Uma revisão dos registros históricos não deixa nenhuma margem de dúvida: Pronunciamentos públicos contam mais do que comunicações privadas. Nenhum dos dois fornece um guia infalível, pelo fato dos políticos mentirem tanto em público quanto em particular, mas o primeiro prevê melhor as ações que o segundo. Conversas ao pé do ouvido podem muito bem refletir opiniões pessoais de um político, mas a retórica é mais operacional. Em outras palavras, não importa o que Nuri pense, a conduta do Iraque perante Israel continuará hostil a Israel.. Abdel Nasser guerreou três vezes com Israel.
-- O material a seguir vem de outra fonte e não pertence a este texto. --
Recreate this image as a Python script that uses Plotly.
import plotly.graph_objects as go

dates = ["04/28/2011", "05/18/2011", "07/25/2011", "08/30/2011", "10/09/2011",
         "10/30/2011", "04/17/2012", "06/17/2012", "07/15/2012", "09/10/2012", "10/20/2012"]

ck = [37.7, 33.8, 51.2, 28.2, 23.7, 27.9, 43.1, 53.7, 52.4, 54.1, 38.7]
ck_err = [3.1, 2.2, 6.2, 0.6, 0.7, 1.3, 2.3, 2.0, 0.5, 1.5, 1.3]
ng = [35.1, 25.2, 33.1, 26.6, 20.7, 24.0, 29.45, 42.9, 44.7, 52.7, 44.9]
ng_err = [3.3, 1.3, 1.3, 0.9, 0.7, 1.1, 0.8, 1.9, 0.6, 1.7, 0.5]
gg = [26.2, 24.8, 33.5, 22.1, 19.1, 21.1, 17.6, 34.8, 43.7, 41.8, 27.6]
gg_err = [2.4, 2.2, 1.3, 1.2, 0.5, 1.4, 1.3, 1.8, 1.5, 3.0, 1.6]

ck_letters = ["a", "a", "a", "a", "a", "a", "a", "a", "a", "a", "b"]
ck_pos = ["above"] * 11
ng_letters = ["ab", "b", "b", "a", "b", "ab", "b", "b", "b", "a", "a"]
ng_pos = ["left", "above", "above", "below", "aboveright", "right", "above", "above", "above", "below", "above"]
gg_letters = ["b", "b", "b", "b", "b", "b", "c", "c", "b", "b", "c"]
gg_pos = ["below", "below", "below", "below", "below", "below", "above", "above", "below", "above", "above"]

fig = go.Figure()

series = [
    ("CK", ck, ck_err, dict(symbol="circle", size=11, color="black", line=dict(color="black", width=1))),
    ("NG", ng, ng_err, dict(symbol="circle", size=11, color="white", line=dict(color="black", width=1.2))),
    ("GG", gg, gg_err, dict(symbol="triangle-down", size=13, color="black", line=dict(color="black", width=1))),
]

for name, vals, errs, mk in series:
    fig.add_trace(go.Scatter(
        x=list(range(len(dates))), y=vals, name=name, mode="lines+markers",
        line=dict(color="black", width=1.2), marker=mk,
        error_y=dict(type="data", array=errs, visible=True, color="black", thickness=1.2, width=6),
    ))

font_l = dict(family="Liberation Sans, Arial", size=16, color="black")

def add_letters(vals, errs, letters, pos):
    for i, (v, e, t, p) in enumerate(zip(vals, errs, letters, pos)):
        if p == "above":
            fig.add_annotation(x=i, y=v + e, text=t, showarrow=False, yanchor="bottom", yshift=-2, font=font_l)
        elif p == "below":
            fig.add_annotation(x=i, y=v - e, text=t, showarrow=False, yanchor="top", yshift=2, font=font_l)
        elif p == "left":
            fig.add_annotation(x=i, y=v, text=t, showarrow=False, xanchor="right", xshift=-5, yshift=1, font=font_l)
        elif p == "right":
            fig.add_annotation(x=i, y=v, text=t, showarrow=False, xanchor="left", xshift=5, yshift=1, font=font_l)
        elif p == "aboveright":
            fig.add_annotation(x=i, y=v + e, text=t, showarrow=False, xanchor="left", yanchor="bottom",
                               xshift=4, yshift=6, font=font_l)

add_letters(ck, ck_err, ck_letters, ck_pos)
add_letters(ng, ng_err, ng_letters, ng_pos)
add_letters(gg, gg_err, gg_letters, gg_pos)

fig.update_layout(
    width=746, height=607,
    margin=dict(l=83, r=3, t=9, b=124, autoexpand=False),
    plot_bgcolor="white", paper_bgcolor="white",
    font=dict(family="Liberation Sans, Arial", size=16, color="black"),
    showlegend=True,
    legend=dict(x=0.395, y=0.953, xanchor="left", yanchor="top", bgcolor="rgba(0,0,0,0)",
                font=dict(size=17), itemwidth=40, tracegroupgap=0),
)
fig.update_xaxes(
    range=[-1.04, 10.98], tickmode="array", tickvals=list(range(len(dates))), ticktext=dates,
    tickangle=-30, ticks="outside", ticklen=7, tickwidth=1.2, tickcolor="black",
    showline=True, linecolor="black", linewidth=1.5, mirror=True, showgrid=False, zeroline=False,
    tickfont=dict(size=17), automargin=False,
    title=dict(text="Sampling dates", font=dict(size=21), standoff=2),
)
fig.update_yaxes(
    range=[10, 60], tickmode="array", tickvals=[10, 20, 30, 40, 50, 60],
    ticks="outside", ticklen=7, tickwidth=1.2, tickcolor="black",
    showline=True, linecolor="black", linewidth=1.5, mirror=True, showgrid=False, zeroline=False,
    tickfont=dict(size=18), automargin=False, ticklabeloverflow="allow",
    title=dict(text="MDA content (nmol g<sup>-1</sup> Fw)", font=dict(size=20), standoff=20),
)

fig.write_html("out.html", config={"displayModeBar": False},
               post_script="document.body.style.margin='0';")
Os líderes árabes se empenham por um estado palestino, independentemente do que sentem em seus corações. Se as opiniões expressadas tête-à-tête às autoridades ocidentais fossem operacionais, o conflito árabe-israelense teria sido resolvido há muito tempo.
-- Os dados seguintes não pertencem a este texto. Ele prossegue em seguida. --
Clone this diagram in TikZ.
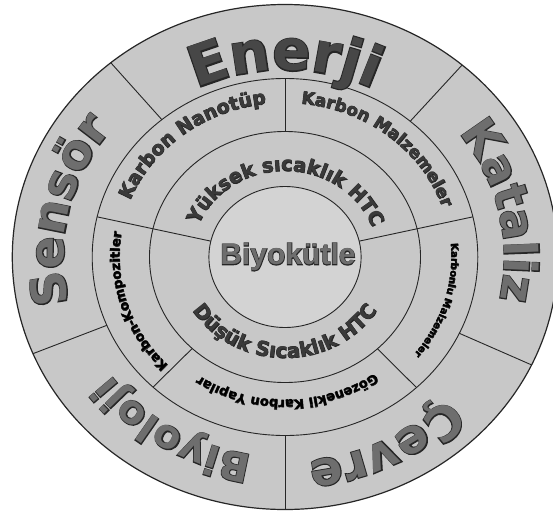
\documentclass[tikz,border=0pt]{standalone}
\usepackage{fontspec}
\usetikzlibrary{calc,decorations.text}
\newfontfamily\dvb{DejaVu Sans Bold}
\newfontfamily\dvo{DejaVu Sans Bold}[FakeBold=4]
\newfontfamily\lsb{Liberation Sans Bold}
\newfontfamily\lso{Liberation Sans Bold}[FakeBold=4]
\definecolor{ringgray}{HTML}{C8C8C8}
\definecolor{coregray}{HTML}{D3D3D3}
\definecolor{bigfill}{HTML}{6E6E6E}
\definecolor{darkfill}{HTML}{474747}
\definecolor{midfill}{HTML}{3A3A3A}
\def\kx{1.08}
\newcommand\ringlabel[6]{%
  % #1 ry, #2 start angle, #3 end angle, #4 size, #5 fill colour, #6 text
  \pgfmathsetmacro\rxx{\kx*#1}%
  \path[decorate,decoration={text along path,text align=center,
      text={|\dvo\fontsize{#4}{#4}\selectfont\color{black!85}|#6}}]
    ($(C)+(#2:\rxx pt and #1pt)$) arc[start angle=#2,end angle=#3,x radius=\rxx pt,y radius=#1pt];
  \path[decorate,decoration={text along path,text align=center,
      text={|\dvb\fontsize{#4}{#4}\selectfont\color{#5}|#6}}]
    ($(C)+(#2:\rxx pt and #1pt)$) arc[start angle=#2,end angle=#3,x radius=\rxx pt,y radius=#1pt];
}
\newcommand\spoke[3]{% angle, inner ry, outer ry
  \draw[spokeline] ($(C)+(#1:{\kx*#2 pt} and #2pt)$) -- ($(C)+(#1:{\kx*#3 pt} and #3pt)$);
}
\begin{document}
\begin{tikzpicture}[x=1pt,y=1pt,
  spokeline/.style={draw=black!85,line width=0.9pt},
  ringline/.style={draw=black!85,line width=0.9pt}]
\useasboundingbox (0,0) rectangle (553,515);
\fill[white] (0,0) rectangle (553,515);
\coordinate (C) at (285,258);
% rings
\filldraw[fill=ringgray,ringline,line width=1.2pt] (C) ellipse[x radius=272.7pt,y radius=252.5pt];
\draw[ringline] (C) ellipse[x radius=192.8pt,y radius=178.5pt];
\draw[ringline] (C) ellipse[x radius=135.5pt,y radius=125.5pt];
\filldraw[fill=coregray,ringline] (C) ellipse[x radius=76.1pt,y radius=70.5pt];
% spokes outer ring
\spoke{49.5}{178.5}{252.5}
\spoke{129.7}{178.5}{252.5}
\spoke{202.5}{178.5}{252.5}
\spoke{270}{178.5}{252.5}
\spoke{334.7}{178.5}{252.5}
% spokes middle ring
\spoke{90}{125.5}{178.5}
\spoke{226.8}{125.5}{178.5}
\spoke{313}{125.5}{178.5}
% spokes through middle and inner rings
\spoke{167}{70.5}{178.5}
\spoke{13}{70.5}{178.5}
% outer labels
\ringlabel{187}{180}{0}{56}{darkfill}{Enerji}
\ringlabel{203}{100}{-76}{46}{bigfill}{Kataliz}
\ringlabel{205}{386}{210}{48}{bigfill}{Çevre}
\ringlabel{200}{325}{149}{40}{bigfill}{Biyoloji}
\ringlabel{205}{256}{80}{48}{bigfill}{Sensör}
% middle labels
\ringlabel{154}{219}{39}{19}{midfill}{Karbon Nanotüp}
\ringlabel{154}{140}{-40}{17}{midfill}{Karbon Malzemeler}
\ringlabel{154}{74}{-106}{10}{black}{Karbonlu Malzemeler}
\ringlabel{143}{361}{181}{13}{black}{Gözenekli Karbon Yapılar}
\ringlabel{153}{287}{107}{13}{black}{Karbon-Kompozitler}
% inner labels
\ringlabel{86}{179}{-1}{19.5}{midfill}{Yüksek sıcaklık HTC}
\ringlabel{101}{180}{360}{20}{midfill}{Düşük Sıcaklık HTC}
% centre
\node[font=\lso\fontsize{30}{30}\selectfont,text=black!85] (core) at (288,258) {Biyokütle};
\node[font=\lsb\fontsize{30}{30}\selectfont,text=bigfill] (corefill) at (288,258) {Biyokütle};
\end{tikzpicture}
\end{document}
Pessoas conhecedoras do assunto, valorizam muito conversas exclusivas e confidenciais com líderes, em particular. Conforme coloca o escritor espanhol Miguel De Unamuno, "algumas pessoas acreditarão em qualquer coisa que você sussurrar no ouvido delas". Entretanto, para entender a política do Médio Oriente, é melhor ler jornais e ouvir rádio do que conversar com os políticos em particular. Informação privilegiada tende a induzir a erro, vale o que as massas ouvem. Essa regra de ouro ajuda a explicar por que observadores distantes captam o teor com mais frequência do que jornalistas e diplomatas in loco.